The theme of “re-birth” and “new-life” run rampant through our scriptures, so why do we shy away from the idea of God as mother and, as Pr. Pomrenke points out, the Holy Spirit as doula and mid-wife to the new creations all around us? The examples are there, we just don’t see them for what they are because we’ve wired our brains toward the masculine.
Jesus, too, is more mothering than not, as the author points out. His use of touch as a way to comfort and heal brought me back to the healing touch of my own mother, cradling and rocking, and to the images of a God cradling the earth in more icons than I can remember. In this way the female pastor is indeed the embodiment of the God they point to, as the lead the gathered community to care and heal one another as a mother tending to her babies. The vulnerability of the Christ, the honesty of the Christ (as Pr. Pomrenke points out, mothers tell the truth…and so should we, in the church), and the centrality of the Christ all point toward a motherly orientation for Jesus toward his disciples and the world.
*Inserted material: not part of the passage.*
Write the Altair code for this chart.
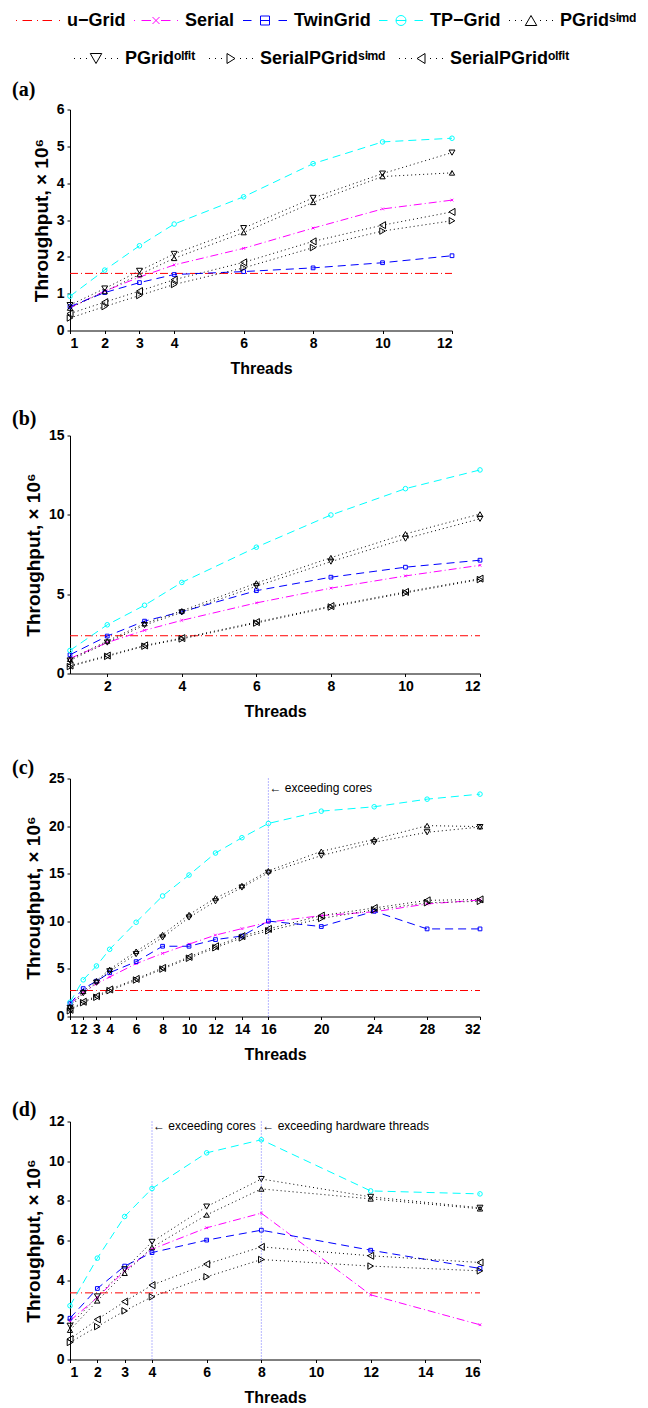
import altair as alt
import pandas as pd

# ---------------- data ----------------
NAMES = ["u−Grid", "Serial", "TwinGrid", "TP−Grid",
         "PGridˢⁱᵐᵈ", "PGridᵒˡᶠⁱᵗ", "SerialPGridˢⁱᵐᵈ", "SerialPGridᵒˡᶠⁱᵗ"]

# panel (a)
a_x = [1, 2, 3, 4, 6, 8, 10, 12]
a_ugrid = [1.55, 1.55, 1.55, 1.55, 1.55, 1.55, 1.55, 1.55]
a_serial = [0.62, 1.07, 1.45, 1.78, 2.23, 2.78, 3.30, 3.54]
a_twin = [0.65, 1.03, 1.30, 1.52, 1.60, 1.70, 1.84, 2.03]
a_tp = [0.93, 1.64, 2.30, 2.89, 3.63, 4.53, 5.12, 5.22]
a_psimd = [0.61, 1.06, 1.52, 1.96, 2.66, 3.48, 4.18, 4.28]
a_polfit = [0.69, 1.14, 1.62, 2.08, 2.78, 3.60, 4.26, 4.83]
a_spsimd = [0.34, 0.65, 0.95, 1.25, 1.70, 2.25, 2.70, 2.98]
a_spolfit = [0.46, 0.77, 1.07, 1.38, 1.85, 2.42, 2.86, 3.22]

# panel (b)
b_x = [1, 2, 3, 4, 6, 8, 10, 12]
b_ugrid = [2.38, 2.38, 2.38, 2.38, 2.38, 2.38, 2.38, 2.38]
b_serial = [0.95, 1.95, 2.72, 3.35, 4.45, 5.38, 6.15, 6.82]
b_twin = [1.18, 2.36, 3.30, 3.89, 5.22, 6.07, 6.70, 7.14]
b_tp = [1.45, 3.07, 4.30, 5.74, 7.96, 9.99, 11.65, 12.83]
b_psimd = [0.90, 2.05, 3.15, 3.95, 5.70, 7.30, 8.80, 10.05]
b_polfit = [0.82, 1.95, 3.05, 3.85, 5.50, 7.05, 8.50, 9.75]
b_spsimd = [0.44, 1.08, 1.72, 2.18, 3.18, 4.19, 5.08, 5.92]
b_spolfit = [0.50, 1.13, 1.77, 2.23, 3.24, 4.25, 5.14, 5.98]

# panel (c)
c_x = [1, 2, 3, 4, 6, 8, 10, 12, 14, 16, 20, 24, 28, 32]
c_ugrid = [2.73, 2.73, 2.73, 2.73, 2.73, 2.73, 2.73,
           2.73, 2.73, 2.73, 2.73, 2.73, 2.73, 2.73]
c_serial = [1.30, 2.50, 3.45, 4.15, 5.55, 6.63, 7.60, 8.55, 9.23, 9.91, 10.60, 11.00, 11.82, 12.24]
c_twin = [1.35, 2.93, 3.71, 4.60, 5.76, 7.38, 7.38, 8.08, 8.45, 10.02, 9.45, 11.05, 9.20, 9.20]
c_tp = [1.50, 3.85, 5.31, 7.06, 9.90, 12.66, 14.86, 17.17, 18.78, 20.28, 21.57, 22.03, 22.83, 23.36]
c_psimd = [1.05, 2.65, 3.75, 4.95, 6.85, 8.60, 10.70, 12.45, 13.75, 15.30, 17.35, 18.60, 20.05, 19.95]
c_polfit = [0.90, 2.45, 3.55, 4.75, 6.55, 8.30, 10.40, 12.10, 13.55, 15.10, 16.90, 18.30, 19.35, 19.90]
c_spsimd = [0.60, 1.45, 2.02, 2.72, 3.83, 4.98, 6.12, 7.22, 8.26, 9.00, 10.30, 11.20, 11.95, 12.10]
c_spolfit = [0.70, 1.55, 2.14, 2.84, 3.95, 5.10, 6.26, 7.38, 8.44, 9.20, 10.60, 11.40, 12.20, 12.30]

# panel (d)
d_x = [1, 2, 3, 4, 6, 8, 12, 16]
d_ugrid = [3.36, 3.36, 3.36, 3.36, 3.36, 3.36, 3.36, 3.36]
d_serial = [1.95, 3.13, 4.47, 5.56, 6.64, 7.38, 3.26, 1.75]
d_twin = [2.08, 3.58, 4.71, 5.39, 6.02, 6.52, 5.51, 4.59]
d_tp = [2.71, 5.11, 7.21, 8.62, 10.42, 11.08, 8.50, 8.35]
d_psimd = [1.48, 2.96, 4.35, 5.65, 7.29, 8.60, 8.10, 7.60]
d_polfit = [1.70, 3.18, 4.55, 5.93, 7.71, 9.10, 8.20, 7.65]
d_spsimd = [0.86, 1.66, 2.45, 3.16, 4.17, 5.04, 4.71, 4.47]
d_spolfit = [1.03, 2.02, 2.92, 3.75, 4.81, 5.68, 5.23, 4.89]

# axis ticks
a_xticks = [1, 2, 3, 4, 6, 8, 10, 12]
b_xticks = [2, 4, 6, 8, 10, 12]
c_xticks = [1, 2, 3, 4, 6, 8, 10, 12, 14, 16, 20, 24, 28, 32]
d_xticks = [1, 2, 3, 4, 6, 8, 10, 12, 14, 16]
a_yticks = [0, 1, 2, 3, 4, 5, 6]
b_yticks = [0, 5, 10, 15]
c_yticks = [0, 5, 10, 15, 20, 25]
d_yticks = [0, 2, 4, 6, 8, 10, 12]

# annotations (data units)
c_vlines = [16]
c_notes_x = [16]
c_notes_y = [23.95]
c_notes = ["← exceeding cores"]
d_vlines = [4, 8]
d_notes_x = [4, 8]
d_notes_y = [11.75, 11.75]
d_notes = ["← exceeding cores", "← exceeding hardware threads"]

# ---------------- styles ----------------
COLORS = ["#ff0000", "#ff00ff", "#0000ff", "#00ffff",
          "#000000", "#000000", "#000000", "#000000"]
DASHES = [[8, 3, 1, 3], [8, 3, 1, 3], [8, 5], [8, 5],
          [1, 3], [1, 3], [1, 3], [1, 3]]
XPATH = "M-1,-1L1,1M-1,1L1,-1"
SHAPES = ["circle", XPATH, "square", "circle",
          "triangle-up", "triangle-down", "triangle-right", "triangle-left"]
SIZES = [0, 49, 72, 64, 110, 110, 110, 110]


def seg(a, b):
    return f"M{a},0L{b},0"


def dot(a):
    return seg(a, round(a + 0.2, 2))


SQ = "M-0.9,-0.9L0.9,-0.9L0.9,0.9L-0.9,0.9Z"
CI = "M1,0A1,1,0,1,1,-1,0A1,1,0,1,1,1,0"
XS = "M-0.7,-0.7L0.7,0.7M-0.7,0.7L0.7,-0.7"
DOTS = dot(-4.4) + dot(-3.2) + dot(-2.0) + dot(1.8) + dot(3.0) + dot(4.2)
LEG_PATHS = [
    dot(-4.4) + seg(-3.1, -1.2) + dot(-0.2) + seg(0.9, 2.8) + dot(4.2),
    dot(-4.4) + seg(-2.9, -1.0) + XS + seg(1.0, 2.9) + dot(4.2),
    seg(-4.4, -2.7) + seg(-0.9, 0.9) + SQ + seg(2.7, 4.4),
    seg(-4.4, -2.7) + seg(-1, 1) + CI + seg(2.7, 4.4),
    DOTS + "M0,-1L1.15,1L-1.15,1Z",
    DOTS + "M0,1L1.15,-1L-1.15,-1Z",
    DOTS + "M0.8,0L-0.8,-1L-0.8,1Z",
    DOTS + "M-0.8,0L0.8,-1L0.8,1Z",
]

FONT = "Liberation Sans, Arial, Helvetica, sans-serif"
SERIF = "Liberation Serif, Times New Roman, serif"

color_scale = alt.Scale(domain=NAMES, range=COLORS)
dash_scale = alt.Scale(domain=NAMES, range=DASHES)
shape_scale = alt.Scale(domain=NAMES, range=SHAPES)
size_scale = alt.Scale(domain=NAMES, range=SIZES)


def make_df(x, lists):
    rows = []
    for name, vals in zip(NAMES, lists):
        for xi, v in zip(x, vals):
            rows.append({"threads": xi, "tput": v, "series": name})
    return pd.DataFrame(rows)


def legend_layer(df, X, Y, idx, lx, ly, colpad):
    names = [NAMES[i] for i in idx]
    leg = alt.Legend(
        title=None, orient="none", legendX=lx, legendY=ly,
        direction="horizontal", columns=len(names), gridAlign="none",
        symbolSize=100, symbolStrokeWidth=1, symbolOffset=14,
        labelOffset=20, columnPadding=colpad, padding=0,
        labelFont=FONT, labelFontSize=18, labelFontWeight="bold",
        labelColor="black", labelLimit=400, symbolFillColor="transparent",
    )
    return alt.Chart(df).transform_filter("false").mark_point(
        filled=False, opacity=1, size=100, strokeWidth=1
    ).encode(
        X, Y,
        color=alt.Color("series:N", scale=alt.Scale(domain=names, range=[COLORS[i] for i in idx]), legend=leg),
        shape=alt.Shape("series:N", scale=alt.Scale(domain=names, range=[LEG_PATHS[i] for i in idx]), legend=leg),
    )


def panel(x, lists, xdom, xticks, ydom, yticks, w, h, label, title_dy,
          vlines=None, nx=None, ny=None, notes=None, with_legend=False):
    df = make_df(x, lists)
    X = alt.X("threads:Q", scale=alt.Scale(domain=xdom, nice=False, zero=False),
              axis=alt.Axis(values=xticks, title="Threads", format="d", labelOverlap=False))
    Y = alt.Y("tput:Q", scale=alt.Scale(domain=ydom, nice=False),
              axis=alt.Axis(values=yticks, title="Throughput, × 10⁶", format="d", labelOverlap=False))
    base = alt.Chart(df)
    layers = []
    if vlines:
        layers.append(
            alt.Chart(pd.DataFrame({"threads": vlines})).mark_rule(
                color="#6f6fff", strokeDash=[1, 2], strokeWidth=1
            ).encode(x=X)
        )
    layers.append(
        base.mark_line(strokeWidth=1).encode(
            X, Y,
            color=alt.Color("series:N", scale=color_scale, legend=None),
            strokeDash=alt.StrokeDash("series:N", scale=dash_scale, legend=None),
            detail="series:N",
        )
    )
    layers.append(
        base.transform_filter(alt.datum.series != NAMES[0]).mark_point(
            filled=False, opacity=1, strokeWidth=1
        ).encode(
            X, Y,
            color=alt.Color("series:N", scale=color_scale, legend=None),
            shape=alt.Shape("series:N", scale=shape_scale, legend=None),
            size=alt.Size("series:N", scale=size_scale, legend=None),
        )
    )
    if notes:
        layers.append(
            alt.Chart(pd.DataFrame({"threads": nx, "tput": ny, "note": notes})).mark_text(
                align="left", baseline="middle", dx=1, font=FONT, fontSize=12, color="black"
            ).encode(x=X, y=Y, text="note:N")
        )
    props = dict(width=w, height=h)
    if with_legend:
        layers.append(legend_layer(df, X, Y, [0, 1, 2, 3, 4], -55, -98, 6))
        layers.append(legend_layer(df, X, Y, [5, 6, 7], 3, -60, 11))
        layers.append(
            alt.Chart(pd.DataFrame({"lab": [label]})).mark_text(
                align="left", baseline="bottom", font=SERIF, fontSize=20,
                fontWeight="bold", color="black"
            ).encode(x=alt.value(-58), y=alt.value(-10), text="lab:N")
        )
    else:
        props["title"] = alt.TitleParams(label, anchor="start", frame="group", dx=-58, dy=title_dy,
                                         offset=0, baseline="bottom", font=SERIF, fontSize=20,
                                         fontWeight="bold", color="black")
    ch = alt.layer(*layers).properties(**props)
    if with_legend:
        ch = ch.resolve_scale(color="independent", shape="independent")
    return ch


pa = panel(a_x, [a_ugrid, a_serial, a_twin, a_tp, a_psimd, a_polfit, a_spsimd, a_spolfit],
           [1, 12], a_xticks, [0, 6], a_yticks, 382, 221, "(a)", 0, with_legend=True)
pb = panel(b_x, [b_ugrid, b_serial, b_twin, b_tp, b_psimd, b_polfit, b_spsimd, b_spolfit],
           [1, 12], b_xticks, [0, 15], b_yticks, 410, 238, "(b)", 20)
pc = panel(c_x, [c_ugrid, c_serial, c_twin, c_tp, c_psimd, c_polfit, c_spsimd, c_spolfit],
           [1, 32], c_xticks, [0, 25], c_yticks, 410, 238, "(c)", 26,
           vlines=c_vlines, nx=c_notes_x, ny=c_notes_y, notes=c_notes)
pd_ = panel(d_x, [d_ugrid, d_serial, d_twin, d_tp, d_psimd, d_polfit, d_spsimd, d_spolfit],
            [1, 16], d_xticks, [0, 12], d_yticks, 410, 238, "(d)", 25,
            vlines=d_vlines, nx=d_notes_x, ny=d_notes_y, notes=d_notes)

RES = dict(color="independent", shape="independent", size="independent", strokeDash="independent")
chart = alt.vconcat(pa, pb, pc, pd_, spacing=105, bounds="flush").resolve_scale(**RES).properties(
    padding={"left": 4, "top": 3.5, "right": 0, "bottom": 0}, background="white"
).configure_view(stroke=None).configure_axis(
    grid=False, domainColor="black", tickColor="black", labelColor="black",
    titleColor="black", labelFont=FONT, labelFontSize=14, labelFontWeight="bold",
    titleFont=FONT, titleFontWeight="bold", tickSize=3, labelPadding=3,
    domainWidth=1, tickWidth=1, labelOverlap=False,
).configure_axisX(titleFontSize=16, titlePadding=10).configure_axisY(
    titleFontSize=19, titlePadding=5
)

chart.save("out.html", embed_options={"renderer": "svg", "actions": False})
Beyond noting the glaring Biblical examples of a mothering Divine throughout our faith-narrative, I especially appreciate that the author deftly inter-mingles that deep theology with our practical congregational polity. By that I mean that she always brings the highly theoretical down to the ground of experience (embodiment at its core), and notes how the local congregation relates to the themes of family (for good and ill), adoption, and being mothered. In doing so, Pr. Pomrenke has written a book that is both useful for clergy (as they will absolutely identify with her vocational examples) as well as people in the pew, who get more than their share of tidbits to reflect on as they think about how they interact with their pastor and fellow parishioners.
Of all the chapters, I found Chapter 7, “Emotional Labor,” especially resonant with me. Parenting in general, and mothering specifically, is emotionally laborious, as is pastoring and leading a faithful life. Within the church there is much anxiety about our shared future, a taxing reality that weighs on most everything within the local parish nowadays, like a family knowing there is an impending crisis in its midst. How do we mother one another through it and stay sane? How do we retain empathy with one another while also tell each other difficult truths? This chapter is both intensely personal and universal in scope, and, along with the first chapter “Waiting” stands out as my favorite parts of the book.
_Embodied_ is half theological primer and half memoir, blending the two together in a way that engages and moves the reader. It is in no way a treatise on using feminine pronouns for God (but I think we should, hence why I titled this piece Imma), nor is it an apologetics piece for female clergy or feminist theology. It does something much more powerful, I think: it just lays out the facts.
Clergy, even those who identify as male, are motherly. God is motherly. The church, when it’s at its best, is guided by the thundering velvet hand of a mother. And the fact that we have historically had issues with this is not an indication of outright denial (though there is that), but one of consciously or unconsciously overlooking the obvious.
Pr. Pomrenke reorients us here, and does so with skill and thoughtfulness.
Which begs the very real question: why are there so few female Senior Pastors in church leadership today? Why does it take longer for female clergy to be placed in congregations, and why do they get paid less than many of their male counterparts?
While the book doesn’t explicitly ask any of these questions, I bet you will after reading it. In fact, if there’s a minor critique I would make of the piece, it’s that it doesn’t ask these questions outright.
But perhaps that’s her point. Like a good parent, a good mother, Pr. Pomrenke entrusts the decision making to us, walking with us along the way.
So, who should read this book?
I would offer it to most anyone. Clergy will find a work that names many of the joys and struggles of the vocation, especially clergy who are parents themselves and struggle with the Sunday morning wrestling of our children in the pew. Parishioners will find thoughtful examples that expand our notions of God beyond the conventional, and will be given wonderful food for thought regarding how parishes organize themselves and operate. Book groups and study groups (as well as individual readers) are offered questions at the end of each chapter that spur further conversation and reflection.
I’ve not yet read a work that so deftly intermingles mothering, parenting, and theological reflection as this work does. I commend it to you with confidence and great joy, and think it’s an especially wonderful book to pick up as we head into the Advent season.